Rachel Donadio is a Paris-based writer and journalist, a contributing writer for The Atlantic, and a former Rome bureau chief and European culture correspondent for The New York Times. Based in Europe since 2008, she focuses on textured feature stories and profiles at the intersection of culture, politics, and religion, as well as literary reportage and criticism. She has reported from more than two dozen countries and interviewed heads of state as well as prominent cultural figures, including four Nobel laureates in literature. She also contributes regularly to The New York Review of Books.
As the Times’ Rome bureau chief from 2008 to 2013, she wrote extensively on the social and political toll of the European debt crisis in Greece and Italy and the wave of populism that followed in its wake. She was among the first foreign journalists to interview Greek leftist politician Alexis Tsipras when he held the fate of Europe in his hands and also covered the Vatican during the troubled papacy of Benedict XVI and the Conclave that elected Pope Francis.

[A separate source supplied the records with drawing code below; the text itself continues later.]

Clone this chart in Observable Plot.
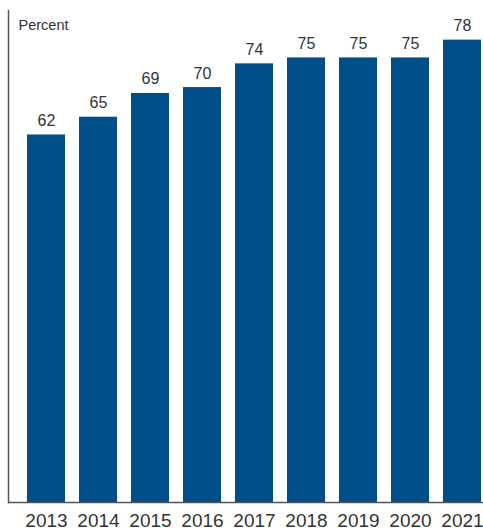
<!DOCTYPE html>
<html>
<head>
<meta charset="utf-8">
<script src="https://cdn.jsdelivr.net/npm/d3@7"></script>
<script src="https://cdn.jsdelivr.net/npm/@observablehq/plot@0.6"></script>
<style>
  html, body { margin: 0; padding: 0; background: #fff; }
  #chart svg { display: block; }
</style>
</head>
<body>
<div id="chart"></div>
<script>
const years = ["2013", "2014", "2015", "2016", "2017", "2018", "2019", "2020", "2021"];
const values = [62, 65, 69, 70, 74, 75, 75, 75, 78];
const yLabel = "Percent";

const data = years.map((y, i) => ({year: y, value: values[i]}));

const chart = Plot.plot({
  width: 483,
  height: 531,
  marginTop: 10,
  marginBottom: 29,
  marginLeft: 8,
  marginRight: 0,
  style: {fontFamily: "'Liberation Sans', Arial, sans-serif", color: "#333", background: "#fff"},
  x: {domain: years, paddingInner: 0.27, paddingOuter: 0.192, align: 0.9, label: null},
  y: {domain: [0, 83], axis: null},
  marks: [
    Plot.barY(data, {x: "year", y: "value", fill: "#004f8a"}),
    Plot.text(data, {x: "year", y: "value", text: d => String(d.value), lineAnchor: "bottom", dy: -9, fontSize: 16, fill: "#333"}),
    Plot.ruleY([0], {stroke: "#555", strokeWidth: 1.5}),
    Plot.frame({anchor: "left", stroke: "#555", strokeWidth: 1.5}),
    Plot.text([yLabel], {frameAnchor: "top-left", lineAnchor: "top", dx: 10, dy: 9, fontSize: 14.5, fill: "#333"}),
    Plot.axisX({tickSize: 0, tickPadding: 11, fontSize: 19, fill: "#333", label: null})
  ]
});
document.getElementById("chart").append(chart);
</script>
</body>
</html>
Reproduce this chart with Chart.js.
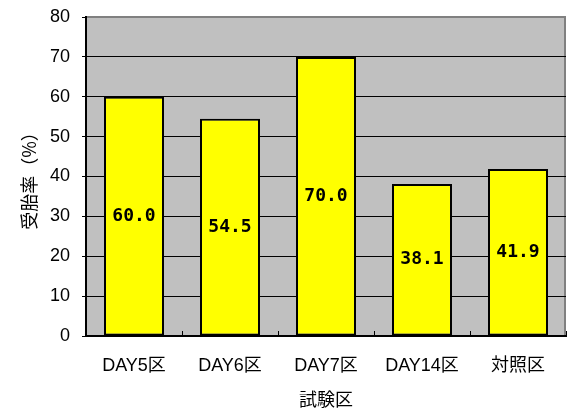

As the Times’ European culture correspondent from 2013 to 2017, she followed the staff of the French satirical weekly Charlie Hebdo as they put out their first issue after a deadly terrorist attack, interviewed artists facing censorship in Russia and Turkey, and explored ideological and cultural battles in Poland and Hungary. Since 2017 she has written for The Atlantic on France’s Yellow Vest movement, a high-profile French terrorism trial, the #MeToo movement, as well as on Italian organized crime and the identity of Elena Ferrante.
A graduate of Yale University, she grew up in Middlebury, Vermont, and has spent much of her life in New York, Rome, and Paris. In the fall of 2020 she was a visiting Ferris Professor of Journalism at Princeton University.